Set task:
From the entries below, tally how many lines contain "this" and report only that figure.

Provided material:
---

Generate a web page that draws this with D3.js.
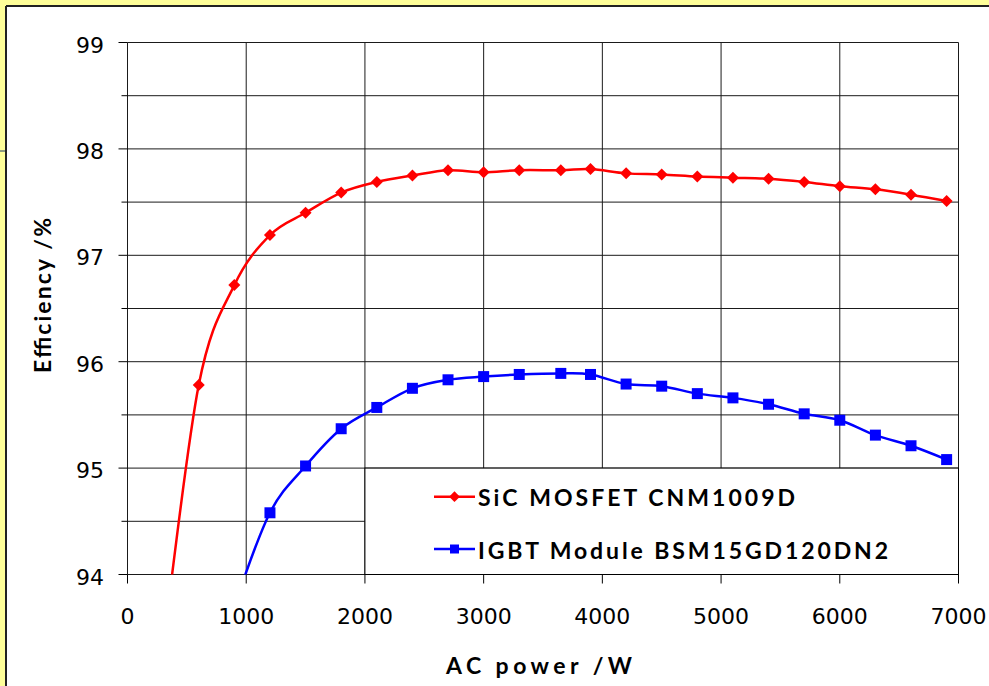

---

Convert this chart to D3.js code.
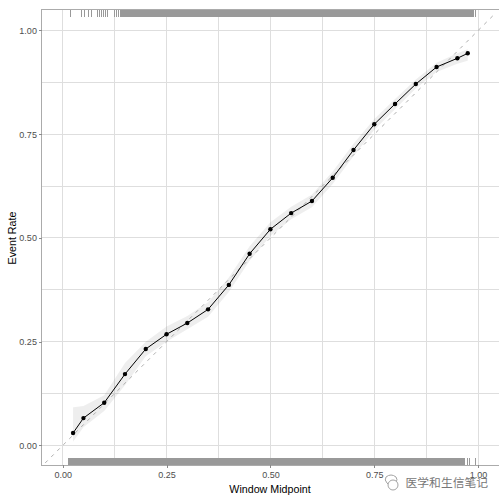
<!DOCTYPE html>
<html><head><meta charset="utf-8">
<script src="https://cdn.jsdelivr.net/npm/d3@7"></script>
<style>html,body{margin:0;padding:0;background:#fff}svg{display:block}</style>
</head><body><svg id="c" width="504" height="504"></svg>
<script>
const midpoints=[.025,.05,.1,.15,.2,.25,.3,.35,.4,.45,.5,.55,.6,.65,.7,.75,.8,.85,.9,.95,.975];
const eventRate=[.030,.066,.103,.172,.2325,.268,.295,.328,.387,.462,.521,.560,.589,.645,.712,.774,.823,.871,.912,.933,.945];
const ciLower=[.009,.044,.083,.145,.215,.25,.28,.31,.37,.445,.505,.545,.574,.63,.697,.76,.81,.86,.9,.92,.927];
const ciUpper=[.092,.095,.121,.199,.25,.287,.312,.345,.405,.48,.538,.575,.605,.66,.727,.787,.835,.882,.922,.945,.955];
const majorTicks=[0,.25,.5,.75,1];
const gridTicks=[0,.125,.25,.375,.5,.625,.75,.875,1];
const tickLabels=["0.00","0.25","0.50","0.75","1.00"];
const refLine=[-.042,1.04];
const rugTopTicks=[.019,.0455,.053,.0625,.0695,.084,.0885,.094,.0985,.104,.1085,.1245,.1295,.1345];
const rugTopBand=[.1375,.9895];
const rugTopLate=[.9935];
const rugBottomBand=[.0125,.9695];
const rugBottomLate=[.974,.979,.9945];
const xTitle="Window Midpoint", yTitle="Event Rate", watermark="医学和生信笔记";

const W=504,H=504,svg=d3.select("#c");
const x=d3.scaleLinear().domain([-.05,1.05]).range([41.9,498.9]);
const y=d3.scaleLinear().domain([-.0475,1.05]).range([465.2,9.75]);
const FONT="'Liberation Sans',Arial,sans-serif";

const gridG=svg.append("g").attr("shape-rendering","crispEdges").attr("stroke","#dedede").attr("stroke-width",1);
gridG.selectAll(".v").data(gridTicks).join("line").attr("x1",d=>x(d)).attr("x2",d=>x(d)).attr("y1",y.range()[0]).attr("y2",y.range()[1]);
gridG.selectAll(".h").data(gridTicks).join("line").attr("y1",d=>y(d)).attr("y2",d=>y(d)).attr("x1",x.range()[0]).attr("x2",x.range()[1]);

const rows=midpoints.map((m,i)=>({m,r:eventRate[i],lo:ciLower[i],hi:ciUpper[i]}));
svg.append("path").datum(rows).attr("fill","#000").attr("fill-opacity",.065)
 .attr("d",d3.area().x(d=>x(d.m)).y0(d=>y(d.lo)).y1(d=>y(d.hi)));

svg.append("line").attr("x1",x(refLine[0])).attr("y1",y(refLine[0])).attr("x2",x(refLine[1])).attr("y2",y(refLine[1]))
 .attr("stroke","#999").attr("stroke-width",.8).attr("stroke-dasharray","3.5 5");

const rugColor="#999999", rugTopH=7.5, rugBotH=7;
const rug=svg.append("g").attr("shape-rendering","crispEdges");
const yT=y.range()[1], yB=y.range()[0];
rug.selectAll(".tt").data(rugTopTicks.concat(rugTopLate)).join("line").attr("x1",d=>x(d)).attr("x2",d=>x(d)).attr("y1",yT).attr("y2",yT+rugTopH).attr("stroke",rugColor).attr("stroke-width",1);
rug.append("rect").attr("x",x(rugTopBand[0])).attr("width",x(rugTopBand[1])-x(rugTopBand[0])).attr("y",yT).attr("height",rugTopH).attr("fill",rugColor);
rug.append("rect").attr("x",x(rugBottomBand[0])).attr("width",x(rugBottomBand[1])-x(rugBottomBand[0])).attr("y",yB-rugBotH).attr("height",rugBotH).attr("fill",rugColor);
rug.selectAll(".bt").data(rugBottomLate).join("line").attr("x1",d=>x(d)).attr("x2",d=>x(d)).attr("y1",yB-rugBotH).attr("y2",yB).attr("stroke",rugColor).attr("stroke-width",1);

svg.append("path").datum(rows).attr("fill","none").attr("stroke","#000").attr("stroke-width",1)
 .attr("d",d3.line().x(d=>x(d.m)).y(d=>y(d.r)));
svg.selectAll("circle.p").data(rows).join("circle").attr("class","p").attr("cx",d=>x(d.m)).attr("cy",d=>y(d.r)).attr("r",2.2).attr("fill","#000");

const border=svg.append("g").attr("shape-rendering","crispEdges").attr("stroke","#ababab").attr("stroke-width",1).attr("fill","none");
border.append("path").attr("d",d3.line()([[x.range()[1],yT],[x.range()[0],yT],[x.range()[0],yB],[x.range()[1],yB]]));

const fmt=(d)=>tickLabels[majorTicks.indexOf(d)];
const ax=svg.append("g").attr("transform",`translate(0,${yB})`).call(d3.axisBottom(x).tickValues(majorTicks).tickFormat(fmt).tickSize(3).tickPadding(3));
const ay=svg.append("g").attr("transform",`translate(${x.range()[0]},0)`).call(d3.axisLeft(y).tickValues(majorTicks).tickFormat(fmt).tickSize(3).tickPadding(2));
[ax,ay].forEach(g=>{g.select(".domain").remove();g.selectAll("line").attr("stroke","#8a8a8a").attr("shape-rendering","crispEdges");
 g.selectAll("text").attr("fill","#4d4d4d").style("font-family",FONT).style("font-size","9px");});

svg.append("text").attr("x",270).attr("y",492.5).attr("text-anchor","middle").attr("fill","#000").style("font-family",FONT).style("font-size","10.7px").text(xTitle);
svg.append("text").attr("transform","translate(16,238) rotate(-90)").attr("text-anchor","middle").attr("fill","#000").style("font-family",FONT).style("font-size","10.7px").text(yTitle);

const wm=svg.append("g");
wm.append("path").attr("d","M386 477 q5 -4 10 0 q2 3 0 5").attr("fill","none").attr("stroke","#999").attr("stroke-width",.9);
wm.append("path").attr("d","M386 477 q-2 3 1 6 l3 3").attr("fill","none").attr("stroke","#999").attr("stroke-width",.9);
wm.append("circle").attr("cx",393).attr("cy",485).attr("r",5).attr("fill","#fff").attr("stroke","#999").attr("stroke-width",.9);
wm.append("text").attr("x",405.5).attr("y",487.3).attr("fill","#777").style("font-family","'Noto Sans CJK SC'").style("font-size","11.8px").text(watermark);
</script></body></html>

---

Result below:
2